The Biden Administration is using its rulemaking authority to lower health care costs for consumers and improve access to health care in connection with health plans sold on the Affordable Care Act’s (ACA) exchanges. Lower-cost marketplace plans could serve as a disincentive for employees to enroll in employer-sponsored health plans. The first 2022 payment notice final rule setting forth the Biden Administration’s agenda was released in January 2021, as outlined in a fact sheet available on the CMS website. The second 2022 payment notice final rule (Final 2022 Rules) was released on April 30, 2021. The press release states that:
“The Centers for Medicare & Medicaid Services (CMS) today adopted new provisions to lower maximum out-of-pocket costs to consumers by $400, while increasing competition and improving the consumer experience for millions of Americans who will rely on the Federal Health Insurance Marketplaces in plan year 2022. These actions demonstrate a strong commitment by the Biden-Harris Administration to protect and build on the Affordable Care Act (ACA), reduce health care costs, and make our health care system easier to navigate and more equitable.”

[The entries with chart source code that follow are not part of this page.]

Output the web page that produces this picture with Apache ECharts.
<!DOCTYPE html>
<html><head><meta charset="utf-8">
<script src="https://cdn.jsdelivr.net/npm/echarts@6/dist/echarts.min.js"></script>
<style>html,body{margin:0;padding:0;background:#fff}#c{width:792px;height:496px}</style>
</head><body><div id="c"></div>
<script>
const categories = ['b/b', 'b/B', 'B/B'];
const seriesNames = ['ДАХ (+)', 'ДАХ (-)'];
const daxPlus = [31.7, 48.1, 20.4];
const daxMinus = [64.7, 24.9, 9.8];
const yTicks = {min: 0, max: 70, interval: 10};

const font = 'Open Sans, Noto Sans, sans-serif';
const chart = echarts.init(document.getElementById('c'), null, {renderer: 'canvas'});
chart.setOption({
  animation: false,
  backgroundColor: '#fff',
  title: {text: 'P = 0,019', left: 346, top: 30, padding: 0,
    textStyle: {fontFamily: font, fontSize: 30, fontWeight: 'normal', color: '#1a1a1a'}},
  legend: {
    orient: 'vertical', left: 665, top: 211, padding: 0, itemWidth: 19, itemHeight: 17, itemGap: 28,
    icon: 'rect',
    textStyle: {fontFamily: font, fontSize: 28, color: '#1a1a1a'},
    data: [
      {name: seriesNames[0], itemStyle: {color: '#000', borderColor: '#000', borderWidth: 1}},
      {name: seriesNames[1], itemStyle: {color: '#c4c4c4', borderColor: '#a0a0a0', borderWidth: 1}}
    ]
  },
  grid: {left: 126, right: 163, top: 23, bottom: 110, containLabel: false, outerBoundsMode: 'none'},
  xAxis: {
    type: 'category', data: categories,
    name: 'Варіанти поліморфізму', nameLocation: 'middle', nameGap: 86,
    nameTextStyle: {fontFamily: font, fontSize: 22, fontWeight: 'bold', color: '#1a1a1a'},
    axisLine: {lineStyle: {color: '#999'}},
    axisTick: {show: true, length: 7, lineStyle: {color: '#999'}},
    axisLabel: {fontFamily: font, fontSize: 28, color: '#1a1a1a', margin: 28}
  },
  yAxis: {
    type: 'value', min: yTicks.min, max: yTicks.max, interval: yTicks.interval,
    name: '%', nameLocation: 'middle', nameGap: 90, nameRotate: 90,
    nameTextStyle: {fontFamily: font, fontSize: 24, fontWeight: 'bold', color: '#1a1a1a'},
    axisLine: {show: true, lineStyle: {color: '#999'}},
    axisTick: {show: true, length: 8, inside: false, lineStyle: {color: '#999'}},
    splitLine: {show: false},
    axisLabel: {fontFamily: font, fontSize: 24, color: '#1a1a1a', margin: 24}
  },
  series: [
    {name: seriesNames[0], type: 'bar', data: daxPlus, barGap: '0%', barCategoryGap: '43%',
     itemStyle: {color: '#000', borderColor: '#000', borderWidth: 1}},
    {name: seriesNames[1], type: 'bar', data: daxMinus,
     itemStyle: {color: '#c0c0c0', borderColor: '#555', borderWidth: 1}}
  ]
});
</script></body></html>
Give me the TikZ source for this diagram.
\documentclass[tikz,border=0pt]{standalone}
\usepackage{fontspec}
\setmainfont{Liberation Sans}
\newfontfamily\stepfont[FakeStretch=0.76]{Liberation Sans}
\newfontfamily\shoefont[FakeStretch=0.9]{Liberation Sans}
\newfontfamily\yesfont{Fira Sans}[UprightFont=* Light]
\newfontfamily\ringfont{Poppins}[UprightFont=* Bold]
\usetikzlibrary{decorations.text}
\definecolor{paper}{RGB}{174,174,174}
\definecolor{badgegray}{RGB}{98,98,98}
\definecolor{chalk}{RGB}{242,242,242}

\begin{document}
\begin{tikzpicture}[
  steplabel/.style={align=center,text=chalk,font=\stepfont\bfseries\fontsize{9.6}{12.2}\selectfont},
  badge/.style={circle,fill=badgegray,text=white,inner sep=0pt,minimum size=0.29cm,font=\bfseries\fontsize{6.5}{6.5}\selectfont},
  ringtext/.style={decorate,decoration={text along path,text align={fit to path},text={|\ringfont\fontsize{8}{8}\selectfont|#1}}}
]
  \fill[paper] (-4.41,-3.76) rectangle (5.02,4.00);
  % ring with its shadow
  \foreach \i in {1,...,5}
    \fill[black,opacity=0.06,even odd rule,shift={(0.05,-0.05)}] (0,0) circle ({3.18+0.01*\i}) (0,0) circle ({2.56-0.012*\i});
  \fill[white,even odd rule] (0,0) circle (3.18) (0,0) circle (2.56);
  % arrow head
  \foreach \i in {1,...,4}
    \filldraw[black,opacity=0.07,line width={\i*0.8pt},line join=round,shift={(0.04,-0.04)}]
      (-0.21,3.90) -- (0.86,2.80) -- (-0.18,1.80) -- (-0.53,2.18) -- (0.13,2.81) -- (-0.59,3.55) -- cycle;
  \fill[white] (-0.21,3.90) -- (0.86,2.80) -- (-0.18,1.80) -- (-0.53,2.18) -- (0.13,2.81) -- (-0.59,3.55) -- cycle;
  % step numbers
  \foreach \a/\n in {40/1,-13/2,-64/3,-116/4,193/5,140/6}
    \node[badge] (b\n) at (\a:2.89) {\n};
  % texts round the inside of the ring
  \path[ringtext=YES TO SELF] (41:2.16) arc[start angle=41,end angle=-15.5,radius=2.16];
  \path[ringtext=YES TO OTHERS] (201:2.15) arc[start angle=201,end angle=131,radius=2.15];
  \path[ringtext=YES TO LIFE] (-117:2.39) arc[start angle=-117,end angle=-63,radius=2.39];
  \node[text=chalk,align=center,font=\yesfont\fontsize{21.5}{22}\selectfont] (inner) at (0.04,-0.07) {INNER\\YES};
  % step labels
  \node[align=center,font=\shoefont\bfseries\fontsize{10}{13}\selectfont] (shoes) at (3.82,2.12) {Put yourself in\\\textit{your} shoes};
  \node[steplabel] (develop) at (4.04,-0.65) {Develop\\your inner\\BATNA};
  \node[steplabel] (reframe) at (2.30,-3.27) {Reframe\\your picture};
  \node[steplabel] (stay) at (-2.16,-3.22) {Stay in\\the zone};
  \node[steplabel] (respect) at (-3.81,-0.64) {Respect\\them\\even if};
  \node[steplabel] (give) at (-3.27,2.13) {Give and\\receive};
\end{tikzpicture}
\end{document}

The guidance, in part, reflects changes related to out-of-pocket costs, special enrollment periods (SEPs), web broker display requirements, pharmacy benefit management (PBM) transparency and audit and oversight of exchanges.
The highlights are summarized below:
The maximum out-of-pocket costs has been lowered by $400. The Final 2022 Rules reduced the annual limitation on cost sharing for eligible enrollees with incomes between 100% and 200% of the federal poverty level (FPL) to $2,900 for self-only coverage and $5,800 for other-than-self-only coverage. The Final 2022 Rules also reduced the annual limitation on cost sharing for eligible enrollees with incomes above 200% and through 250% FPL to $6,950 for self-only coverage and $13,900 for other-than-self-only coverage.
The Department of Health and Human Services (HHS) is finalizing a policy to permit exchange enrollees who qualify for a SEP because they lose advance payment of premium tax credit (APTC) eligibility to change to a new plan at any metal level, and a policy to allow an individual who did not receive timely notice of an SEP triggering event, and was otherwise reasonably unaware that a triggering event occurred, to select a new qualified health plan (QHP) within 60 days of the date that he or she knew, or reasonably should have known, of the occurrence of the triggering event. HHS is also finalizing a policy to codify that individuals with COBRA coverage may qualify for a SEP to enroll in individual health insurance coverage on- or off-exchange based on the cessation of employer contributions or government subsidies (such as those provided for under the American Rescue Plan Act of 2021) to COBRA continuation coverage.
Web Broker Display Requirements
HHS is not finalizing the proposal to create an exception to existing requirements related to the QHP comparative information that web broker non-exchange websites are required to display. HHS agreed with commenters that the display of more QHP comparative information on web broker non-exchange websites is in the best interest of consumers to aid them in comparing QHP options without having to potentially navigate to multiple websites. Beginning with the start of the plan year 2022 open enrollment period, web broker non-exchange websites will be required to display QHP comparative information consistent with existing rules (which will align the QHP information displayed on web broker websites with the QHP information displayed on HealthCare.gov). HHS intends to clarify the display requirements in future rulemaking.
HHS is finalizing a rule to provide for collecting prescription drug data directly from PBMs. The data will be used to enhance HHS’s understanding of the true cost of prescription drugs provided in exchange plans, and shed light on the role that PBMs play in their cost. The data collected is required to be kept confidential and may only be disclosed for limited purposes.
The Final 2022 Rules grant HHS the authority to conduct compliance review to ensure compliance with federal APTC, cost sharing reductions and user fee requirements. The rules also finalized procedural changes for administrative appeals of civil monetary penalties by health insurance issuers and non-federal governmental plans to align with Departmental Appeals Board practices.
The overall impact of these rules is to strengthen the ACA exchanges to make access to healthcare more affordable and to increase HHS’s oversight authority.
This information is general and is provided for educational purposes only. It is not intended to provide legal advice. You should not act on this information without consulting legal counsel or other knowledgeable advisors.